* [GIVEN INSTRUCTION]: Without the pictures, extract every line from the start of the material to the line containing "(olS) at (979,528)", both ends included.

* [RECORDED INFORMATION]:
______

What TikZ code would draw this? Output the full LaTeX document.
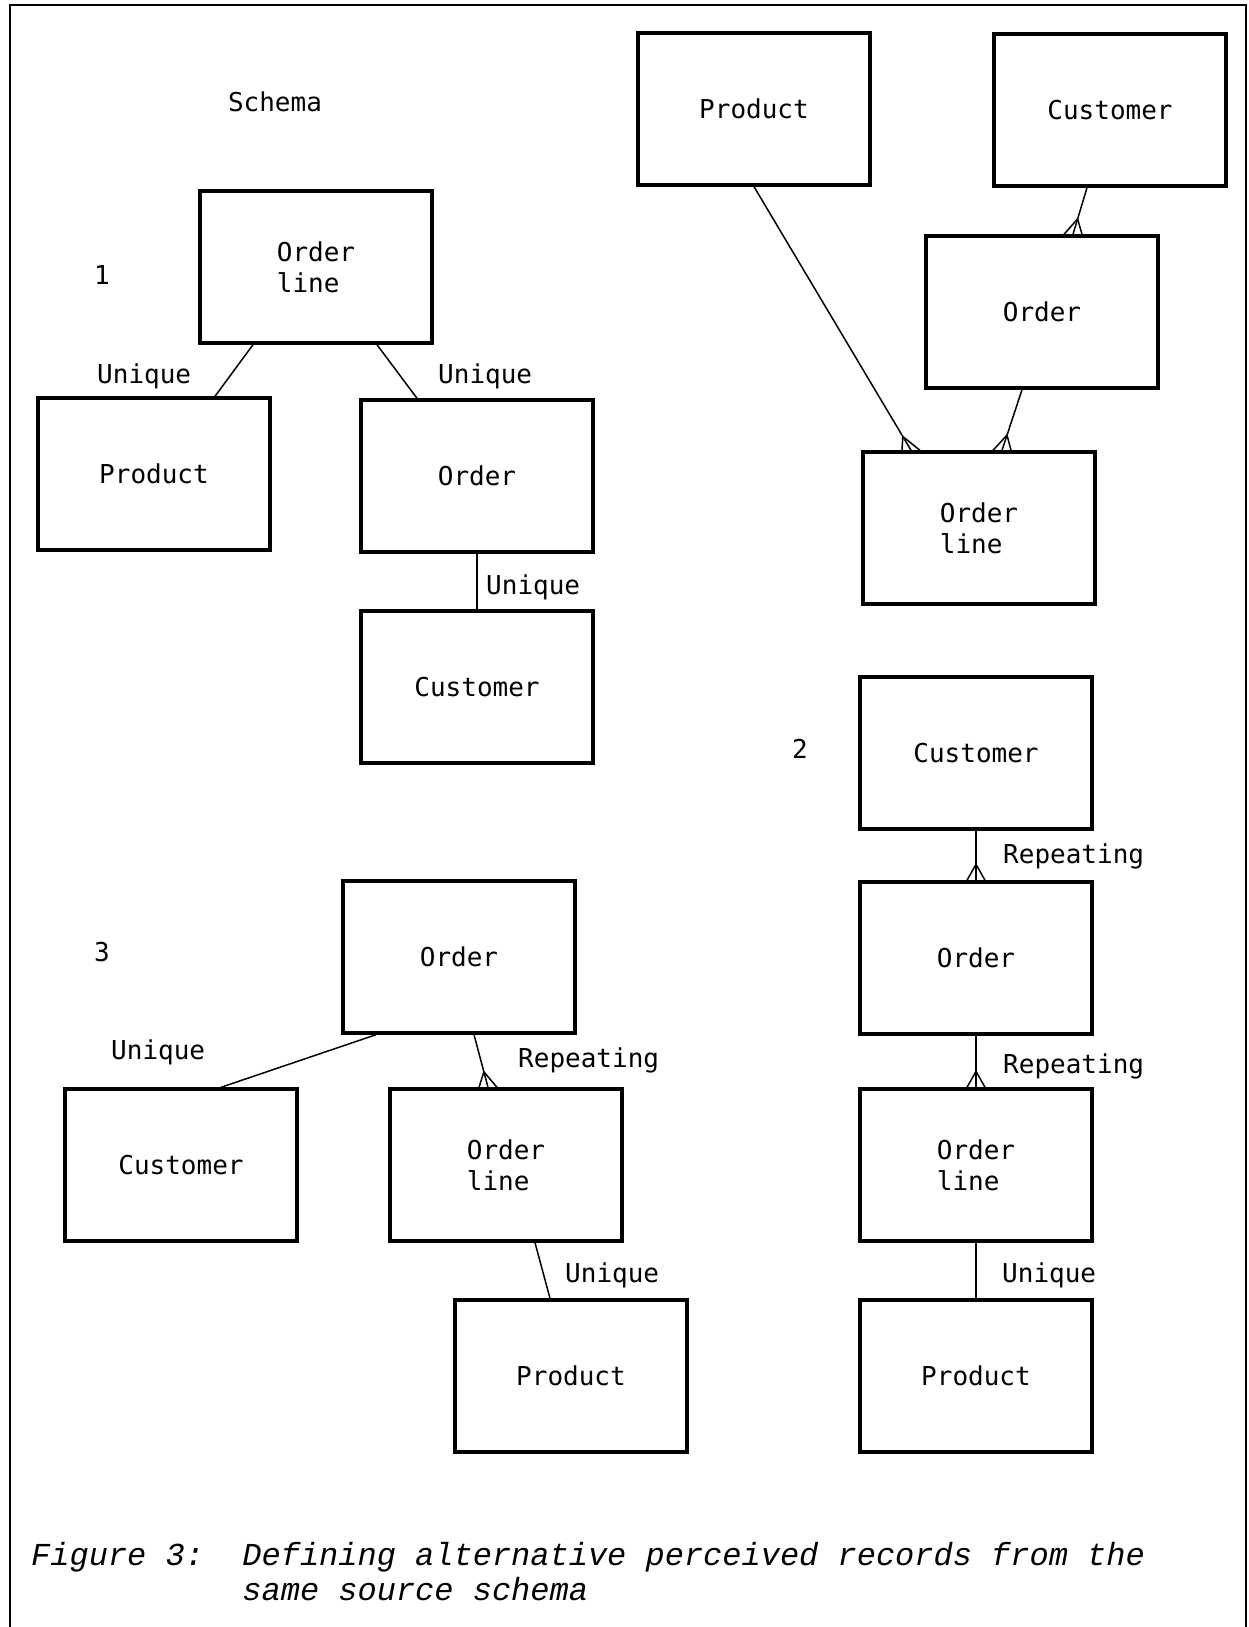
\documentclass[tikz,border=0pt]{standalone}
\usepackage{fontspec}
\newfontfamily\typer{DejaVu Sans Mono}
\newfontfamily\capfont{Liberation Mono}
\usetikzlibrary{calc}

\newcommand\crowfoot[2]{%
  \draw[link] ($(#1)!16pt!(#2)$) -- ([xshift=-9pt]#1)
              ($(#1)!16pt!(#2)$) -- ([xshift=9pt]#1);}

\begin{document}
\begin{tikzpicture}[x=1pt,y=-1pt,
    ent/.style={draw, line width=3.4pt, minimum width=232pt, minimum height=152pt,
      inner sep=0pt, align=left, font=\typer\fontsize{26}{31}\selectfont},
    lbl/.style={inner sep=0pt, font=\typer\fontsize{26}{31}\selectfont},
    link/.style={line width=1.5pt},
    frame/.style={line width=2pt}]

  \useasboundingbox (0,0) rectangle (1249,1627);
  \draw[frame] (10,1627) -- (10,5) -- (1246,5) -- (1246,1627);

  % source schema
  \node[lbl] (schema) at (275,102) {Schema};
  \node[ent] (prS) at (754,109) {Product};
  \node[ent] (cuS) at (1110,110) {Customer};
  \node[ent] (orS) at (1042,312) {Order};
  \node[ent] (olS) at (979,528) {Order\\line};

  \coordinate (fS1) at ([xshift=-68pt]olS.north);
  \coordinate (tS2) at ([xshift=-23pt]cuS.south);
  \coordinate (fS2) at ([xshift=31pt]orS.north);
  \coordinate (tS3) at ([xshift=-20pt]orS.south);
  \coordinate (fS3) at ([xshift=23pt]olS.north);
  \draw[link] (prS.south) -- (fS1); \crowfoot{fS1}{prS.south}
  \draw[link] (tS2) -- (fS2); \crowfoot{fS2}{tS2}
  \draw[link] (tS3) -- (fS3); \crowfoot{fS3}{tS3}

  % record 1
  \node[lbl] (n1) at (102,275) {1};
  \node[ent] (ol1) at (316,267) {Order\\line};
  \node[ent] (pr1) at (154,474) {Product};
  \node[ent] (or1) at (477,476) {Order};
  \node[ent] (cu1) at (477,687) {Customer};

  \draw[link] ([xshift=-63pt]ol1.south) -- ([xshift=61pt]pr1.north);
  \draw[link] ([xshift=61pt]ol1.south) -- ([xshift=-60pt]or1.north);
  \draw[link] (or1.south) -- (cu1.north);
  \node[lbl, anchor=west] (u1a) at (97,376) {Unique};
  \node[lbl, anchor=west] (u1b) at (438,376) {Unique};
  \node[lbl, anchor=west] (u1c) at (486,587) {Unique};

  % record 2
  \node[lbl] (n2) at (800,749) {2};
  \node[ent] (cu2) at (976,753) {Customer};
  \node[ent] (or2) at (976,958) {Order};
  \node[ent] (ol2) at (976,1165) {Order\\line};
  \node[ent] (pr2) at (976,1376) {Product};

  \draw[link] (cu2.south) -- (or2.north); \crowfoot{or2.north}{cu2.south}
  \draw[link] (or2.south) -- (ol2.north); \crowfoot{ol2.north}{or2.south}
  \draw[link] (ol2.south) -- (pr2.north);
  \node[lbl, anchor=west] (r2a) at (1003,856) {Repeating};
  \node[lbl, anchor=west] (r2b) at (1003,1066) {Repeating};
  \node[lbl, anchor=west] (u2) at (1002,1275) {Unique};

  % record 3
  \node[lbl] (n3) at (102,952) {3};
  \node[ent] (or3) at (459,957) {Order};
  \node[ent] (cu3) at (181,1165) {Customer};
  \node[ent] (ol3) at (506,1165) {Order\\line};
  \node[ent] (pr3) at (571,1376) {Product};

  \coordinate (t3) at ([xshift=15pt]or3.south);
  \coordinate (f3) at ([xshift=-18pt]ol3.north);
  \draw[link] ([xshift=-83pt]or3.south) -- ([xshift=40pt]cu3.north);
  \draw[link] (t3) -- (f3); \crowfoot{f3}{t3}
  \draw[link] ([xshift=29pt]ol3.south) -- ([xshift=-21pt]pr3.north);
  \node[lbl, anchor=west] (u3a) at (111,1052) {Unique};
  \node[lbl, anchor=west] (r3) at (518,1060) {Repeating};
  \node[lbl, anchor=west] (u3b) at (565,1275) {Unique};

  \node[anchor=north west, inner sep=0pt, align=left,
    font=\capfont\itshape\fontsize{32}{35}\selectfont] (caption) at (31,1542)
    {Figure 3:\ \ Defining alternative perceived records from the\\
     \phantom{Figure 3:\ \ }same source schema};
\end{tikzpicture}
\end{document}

______

* [OUTPUT]:
What TikZ code would draw this? Output the full LaTeX document.
\documentclass[tikz,border=0pt]{standalone}
\usepackage{fontspec}
\newfontfamily\typer{DejaVu Sans Mono}
\newfontfamily\capfont{Liberation Mono}
\usetikzlibrary{calc}

\newcommand\crowfoot[2]{%
  \draw[link] ($(#1)!16pt!(#2)$) -- ([xshift=-9pt]#1)
              ($(#1)!16pt!(#2)$) -- ([xshift=9pt]#1);}

\begin{document}
\begin{tikzpicture}[x=1pt,y=-1pt,
    ent/.style={draw, line width=3.4pt, minimum width=232pt, minimum height=152pt,
      inner sep=0pt, align=left, font=\typer\fontsize{26}{31}\selectfont},
    lbl/.style={inner sep=0pt, font=\typer\fontsize{26}{31}\selectfont},
    link/.style={line width=1.5pt},
    frame/.style={line width=2pt}]

  \useasboundingbox (0,0) rectangle (1249,1627);
  \draw[frame] (10,1627) -- (10,5) -- (1246,5) -- (1246,1627);

  % source schema
  \node[lbl] (schema) at (275,102) {Schema};
  \node[ent] (prS) at (754,109) {Product};
  \node[ent] (cuS) at (1110,110) {Customer};
  \node[ent] (orS) at (1042,312) {Order};
  \node[ent] (olS) at (979,528) {Order\\line};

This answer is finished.